I’ve provided you with a template binary. The string "ps" is already embedded—you just need to: - Insert the address of system() as the new return address - Insert the address of the "ps" string in the correct place on the stack (often right after the return address)

There are two values you’ll typically need to modify: 1. The address to jump into system() 2. The address of the "ps" argument


Submitting the Lab

You don’t need to write any code for this lab. All you need to do is: - Modify the binary inputs as described - Generate and test your exploits - Submit a report that includes: - Screenshots - Explanations of what you did - What worked or didn’t work - Any observations from using GDB, Ghidra, etc.

Think of this lab as an exercise in understanding low-level program behavior and how exploits work in practice.

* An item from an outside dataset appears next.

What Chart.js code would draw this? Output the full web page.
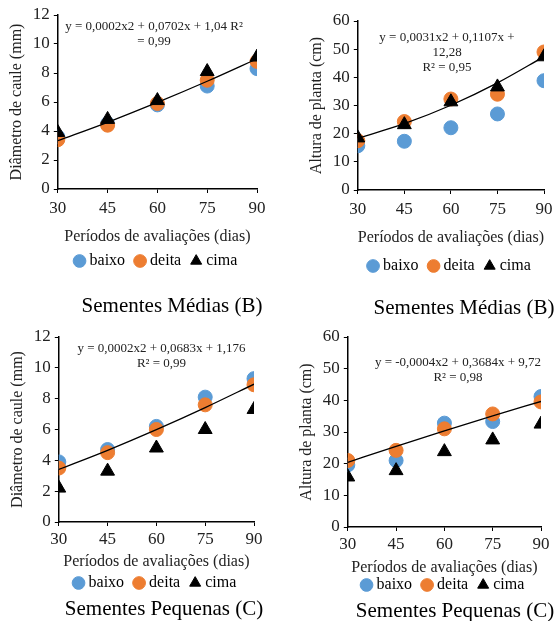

A Slack Workspace for Help

I’ve also created a Slack workspace for the class. You should all be enrolled by default.

If you get stuck, feel free to message me there—for example: - “I’m not sure what to change in the template…” - “I can’t locate the correct return address…” - “GDB shows a different address than expected…”

I’ll try to respond quickly and help you get unblocked.


Final Thoughts

This lab is more about exploring and understanding, not writing code from scratch.

  • For the first task, you're just editing input files to trigger code execution.
  • For the second, you're observing tool behavior and tweaking a prebuilt template.

If you know what you're doing, you might finish quickly. But if you're new to this, it may take some time to think through the mechanics—and that’s the point. This lab challenges your understanding of binary-level behavior.

So, take your time, ask questions, and enjoy the process!


That wraps up our first lecture. Any final questions before we call it a day?